One of the ways that this plays out is that when the Pilgrims come to North America and establish Plymouth colony, they don't allow religious freedom as 21st century Americans interpret it. They actually had no place in settlement for Quakers, for non-Christian peoples at all. They freely pass laws that require church attendance. [Pilgrim leader] William Bradford talks about in the early years of the settlement, sending individuals through the community Sunday morning, sort of arresting people out of their beds if they had not gotten up for worship. And they see no inconsistency in that and their belief in religious freedom because their religious freedom is the freedom to do what was right, not simply to do what one individually wished.
TM: How did the United States' relationship with Native Americans influence how the holiday was celebrated? What about slavery?
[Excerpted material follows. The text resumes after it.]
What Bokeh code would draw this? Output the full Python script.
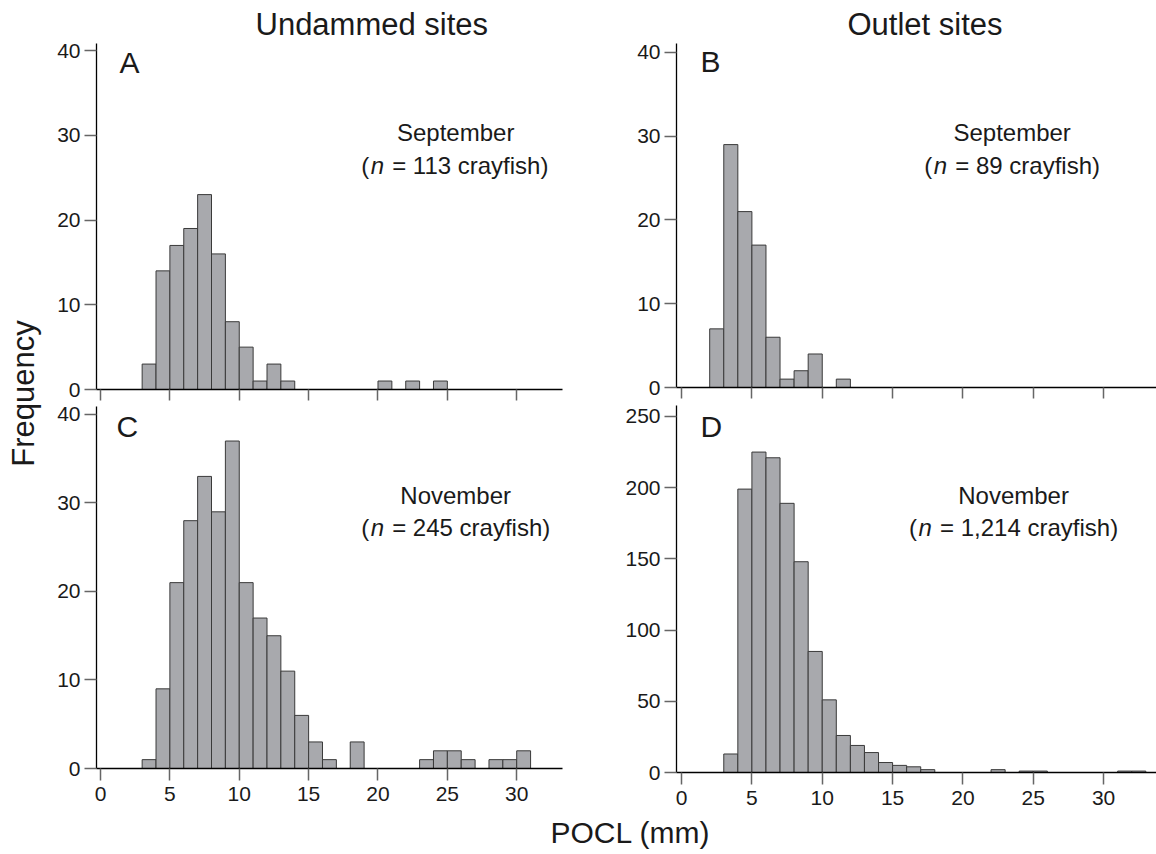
import math
from bokeh.plotting import figure
from bokeh.layouts import column, row
from bokeh.models import Range1d, FixedTicker, Label, Title
from bokeh.embed import file_html
from bokeh.resources import INLINE

# ---------------- data ----------------
bins_a = [3, 4, 5, 6, 7, 8, 9, 10, 11, 12, 13, 20, 22, 24]
counts_a = [3, 14, 17, 19, 23, 16, 8, 5, 1, 3, 1, 1, 1, 1]

bins_b = [2, 3, 4, 5, 6, 7, 8, 9, 11]
counts_b = [7, 29, 21, 17, 6, 1, 2, 4, 1]

bins_c = [3, 4, 5, 6, 7, 8, 9, 10, 11, 12, 13, 14, 15, 16, 18,
          23, 24, 25, 26, 28, 29, 30]
counts_c = [1, 9, 21, 28, 33, 29, 37, 21, 17, 15, 11, 6, 3, 1, 3,
            1, 2, 2, 1, 1, 1, 2]

bins_d = [3, 4, 5, 6, 7, 8, 9, 10, 11, 12, 13, 14, 15, 16, 17,
          22, 24, 25, 31, 32]
counts_d = [13, 199, 225, 221, 189, 148, 85, 51, 26, 19, 14, 7, 5, 4, 2,
            2, 1, 1, 1, 1]

bin_width = 1
x_ticks = [0, 5, 10, 15, 20, 25, 30]
y_ticks_small = [0, 10, 20, 30, 40]
y_ticks_d = [0, 50, 100, 150, 200, 250]

col_titles = ["Undammed sites", "Outlet sites"]
panel_letters = ["A", "B", "C", "D"]
months = ["September", "September", "November", "November"]
n_values = ["113", "89", "245", "1,214"]
y_title = "Frequency"
x_title = "POCL (mm)"

# ---------------- style ----------------
FONT = "Liberation Sans"
TXT = "#1a1a1a"
BAR_FILL = "#a8a9ad"
BAR_LINE = "#3a3a3a"
TICK_COL = "#666666"
NBSP = "\u00a0"

# Arial / Liberation Sans advance widths (em)
W = {"(": .333, ")": .333, " ": .278, NBSP: .278, "=": .584, ",": .278, "n": .556,
     "c": .5, "r": .333, "a": .556, "y": .5, "f": .278, "i": .222,
     "s": .5, "h": .556}
for dch in "0123456789":
    W[dch] = .556


def text_w(s, size):
    return sum(W.get(ch, .55) for ch in s) * size


def make_panel(bins, counts, xr, yr, yticks, w, h, mb, show_xlabels,
               letter, letter_pos, month, nval, ann_pos, title=None, title_offset=0):
    p = figure(width=w, height=h, x_range=Range1d(*xr), y_range=Range1d(*yr),
               output_backend="svg", toolbar_location=None,
               min_border_left=mb[0], min_border_right=mb[1],
               min_border_top=mb[2], min_border_bottom=mb[3])
    p.outline_line_color = None
    p.xgrid.visible = False
    p.ygrid.visible = False
    p.background_fill_color = "white"
    p.border_fill_color = "white"

    if title is not None:
        p.title = Title(text=title, align="left", offset=title_offset,
                        standoff=4, text_font=FONT, text_font_size="31px",
                        text_font_style="normal", text_color=TXT)

    p.quad(left=bins, right=[b + bin_width for b in bins], bottom=0, top=counts,
           fill_color=BAR_FILL, line_color=BAR_LINE, line_width=1)

    for ax in (p.xaxis[0], p.yaxis[0]):
        ax.axis_line_color = "black"
        ax.axis_line_width = 1.3
        ax.major_tick_line_color = TICK_COL
        ax.major_tick_line_width = 1.5
        ax.major_tick_in = 0
        ax.major_tick_out = 12
        ax.minor_tick_line_color = None
        ax.major_label_text_font = FONT
        ax.major_label_text_font_size = "21px"
        ax.major_label_text_color = TXT
    p.xaxis.ticker = FixedTicker(ticks=x_ticks)
    p.yaxis.ticker = FixedTicker(ticks=yticks)
    p.yaxis.major_label_standoff = 4
    p.xaxis.major_label_standoff = 6
    if not show_xlabels:
        p.xaxis.major_label_overrides = {t: "" for t in x_ticks}
        p.xaxis.major_label_text_font_size = "1px"
        p.xaxis.major_label_standoff = 0
        p.xaxis.major_tick_out = 11

    p.add_layout(Label(x=letter_pos[0], y=letter_pos[1], text=letter,
                       text_font=FONT, text_font_size="30px",
                       text_color=TXT, text_baseline="middle"))

    cx, y1, y2 = ann_pos
    size = 24
    p.add_layout(Label(x=cx, y=y1, text=month, text_align="center",
                       text_font=FONT, text_font_size=f"{size}px",
                       text_color=TXT, text_baseline="middle"))
    parts = [("(", "normal"), ("n", "italic"),
             (NBSP + "=" + NBSP + nval + NBSP + "crayfish)", "normal")]
    gap = 1.5
    total = sum(text_w(t, size) for t, _ in parts) + 2 * gap
    off = -total / 2
    for t, style in parts:
        p.add_layout(Label(x=cx, y=y2, x_offset=off, text=t, text_align="left",
                           text_font=FONT, text_font_size=f"{size}px",
                           text_font_style=style, text_color=TXT,
                           text_baseline="middle"))
        off += text_w(t, size) + gap
    return p


pA = make_panel(bins_a, counts_a, (-0.29, 33.3), (0, 40.83), y_ticks_small,
                555, 402, (51, 38, 43, 13), False,
                panel_letters[0], (1.37, 38.64), months[0], n_values[0],
                (25.6, 30.37, 26.48), col_titles[0], 159)
pC = make_panel(bins_c, counts_c, (-0.29, 33.3), (0, 40.9), y_ticks_small,
                555, 412, (51, 38, 4, 46), True,
                panel_letters[2], (1.15, 38.59), months[2], n_values[2],
                (25.6, 30.8, 27.2))
pB = make_panel(bins_b, counts_b, (-0.36, 33.76), (0, 41.07), y_ticks_small,
                556, 400, (76, 0, 43, 13), False,
                panel_letters[1], (1.35, 38.87), months[1], n_values[1],
                (23.5, 30.5, 26.56), col_titles[1], 171)
pD = make_panel(bins_d, counts_d, (-0.36, 33.76), (0, 257.7), y_ticks_d,
                556, 414, (76, 0, 5, 42), True,
                panel_letters[3], (1.35, 243.3), months[3], n_values[3],
                (23.6, 194.8, 172.3))


def text_fig(w, h):
    f = figure(width=w, height=h, x_range=Range1d(0, w), y_range=Range1d(0, h),
               output_backend="svg", toolbar_location=None,
               min_border=0)
    f.axis.visible = False
    f.grid.visible = False
    f.outline_line_color = None
    return f


freq = text_fig(45, 814)
freq.add_layout(Label(x=23, y=421, text=y_title, text_align="center",
                      angle=math.pi / 2, text_font=FONT, text_font_size="31px",
                      text_color=TXT, text_baseline="middle"))

footer = text_fig(1156, 40)
footer.add_layout(Label(x=630, y=22.5, text=x_title, text_align="center",
                        text_font=FONT, text_font_size="30px", text_color=TXT,
                        text_baseline="middle"))

layout = column(row(freq, column(pA, pC), column(pB, pD)), footer)

open("out.html", "w").write(file_html(layout, INLINE))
It's really the end of the 19th century before [Thanksgiving is] pretty widely celebrated throughout the country. The question is why? One of the factors is that the context of mid-19th century of Native American-white relations. When Edward Winslow's description of the first Thanksgiving comes to mind, he's describing an event where a large majority of participants were Native Americans. He's also describing an event that's peaceful. In some sense, cordial.
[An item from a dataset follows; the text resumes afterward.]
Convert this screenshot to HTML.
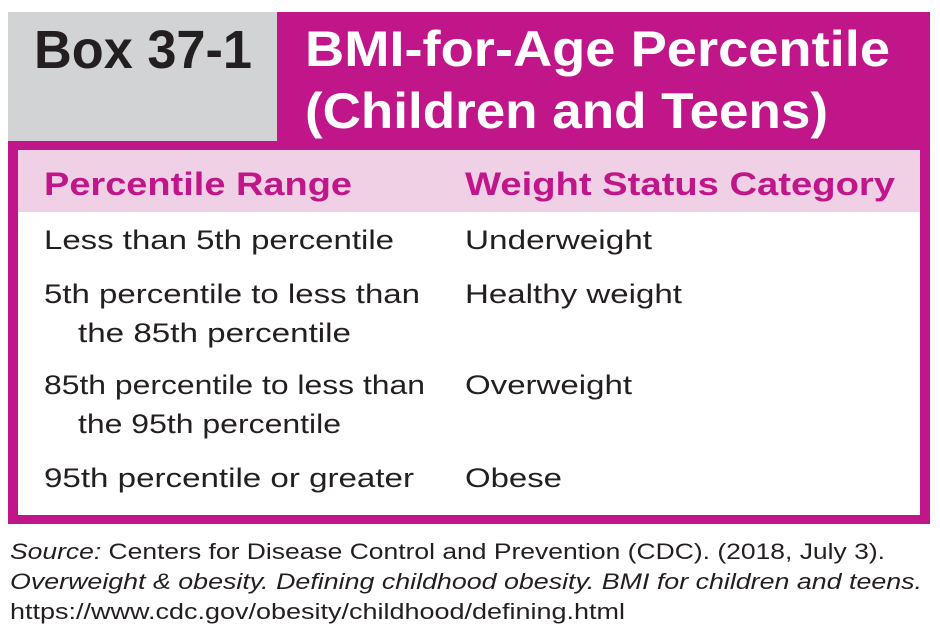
<!DOCTYPE html>
<html><head><meta charset="utf-8"><style>
html,body{margin:0;padding:0;background:#fff;}
svg{display:block;}
text{font-family:"Liberation Sans",Arial,sans-serif;}
</style></head><body>
<svg width="940" height="642" viewBox="0 0 940 642" xmlns="http://www.w3.org/2000/svg">
<rect x="0" y="0" width="940" height="642" fill="#fff"/>
<rect x="8" y="12" width="270" height="130" fill="#d1d3d4"/>
<rect x="277" y="12" width="653" height="140" fill="#c0168a"/>
<rect x="8" y="141" width="922" height="383" fill="#c0168a"/>
<rect x="18" y="150" width="902" height="365" fill="#fff"/>
<rect x="18" y="150" width="902" height="62" fill="#f0d0e5"/>

<text x="34" y="68" font-size="54" font-weight="bold" fill="#231f20" textLength="218" lengthAdjust="spacingAndGlyphs">Box 37-1</text>
<text x="305" y="66" font-size="50" font-weight="bold" fill="#fff" textLength="585" lengthAdjust="spacingAndGlyphs">BMI-for-Age Percentile</text>
<text x="305" y="128" font-size="50" font-weight="bold" fill="#fff" textLength="523" lengthAdjust="spacingAndGlyphs">(Children and Teens)</text>

<text x="44" y="195" font-size="32" font-weight="bold" fill="#c0168a" textLength="308" lengthAdjust="spacingAndGlyphs">Percentile Range</text>
<text x="465" y="195" font-size="32" font-weight="bold" fill="#c0168a" textLength="430" lengthAdjust="spacingAndGlyphs">Weight Status Category</text>

<g font-size="27" fill="#231f20">
<text x="44" y="249" textLength="350" lengthAdjust="spacingAndGlyphs">Less than 5th percentile</text>
<text x="44" y="303" textLength="376" lengthAdjust="spacingAndGlyphs">5th percentile to less than</text>
<text x="78" y="342" textLength="273" lengthAdjust="spacingAndGlyphs">the 85th percentile</text>
<text x="44" y="394" textLength="381" lengthAdjust="spacingAndGlyphs">85th percentile to less than</text>
<text x="78" y="433" textLength="263" lengthAdjust="spacingAndGlyphs">the 95th percentile</text>
<text x="44" y="487" textLength="370" lengthAdjust="spacingAndGlyphs">95th percentile or greater</text>
<text x="465" y="249" textLength="187" lengthAdjust="spacingAndGlyphs">Underweight</text>
<text x="465" y="303" textLength="217" lengthAdjust="spacingAndGlyphs">Healthy weight</text>
<text x="465" y="394" textLength="167" lengthAdjust="spacingAndGlyphs">Overweight</text>
<text x="465" y="487" textLength="97" lengthAdjust="spacingAndGlyphs">Obese</text>
</g>

<g font-size="22" fill="#231f20">
<text x="10" y="559" textLength="875" lengthAdjust="spacingAndGlyphs"><tspan font-style="italic">Source:</tspan> Centers for Disease Control and Prevention (CDC). (2018, July 3).</text>
<text x="10" y="589" font-style="italic" textLength="912" lengthAdjust="spacingAndGlyphs">Overweight &amp; obesity. Defining childhood obesity. BMI for children and teens.</text>
<text x="10" y="619" textLength="615" lengthAdjust="spacingAndGlyphs">https://www.cdc.gov/obesity/childhood/defining.html</text>
</g>
</svg>
</body></html>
But when this document comes to light, the national policy with regards to Native Americans is removal. It's just three years after the Trail of Tears when the Cherokee Indians were removed to Oklahoma and a quarter of their population had died in route. For three years later for Americans to embrace a story about their origins showing peaceful relations between Indians and Whites would have been very, very difficult.
Another factor that detours a national celebration of Thanksgiving is a political tension that is increasingly dividing the nation along north and south lines. I tried to read every state's Thanksgiving proclamation that I could find from the 17th century to the present. In the ones from the 1840's and 1850's, when the holiday is still celebrated almost exclusively in New England, they very often link the spirit of the Pilgrims with abolition. In particular, when John Brown begins to become a notorious figure because of the slave controversy in Kansas, there are all these kinds of myths that emerge--that John Brown was a direct descendent of the passengers on the Mayflower. That's not true. That John Brown is a modern day Puritan or Pilgrim, that he's doing what the Pilgrims would have done.
TM: Why did you write about Thanksgiving book?
I wanted to talk with Christians about what it means to remember the past faithfully as a believer. I think Thanksgiving is very important but understanding Thanksgiving itself wasn't my first priority. Thanksgiving was an example that I thought was fruitful to hopefully lead us to more broad and general principles to think about the past in a way that is thankful and God-honoring.
TM: Why don't human beings remember the past the way it actually happened?
I think there are two broad factors always in play. One is a product of our being finite and it's really been impossible for us to totally escape our particular perspectives from the particular era and time in which we live….Part of the explanation is our fallen-ness. I think in our fallen-ness we also have tendency to interpret everything around us—not just the past—in a way that in some degree justifies ourselves.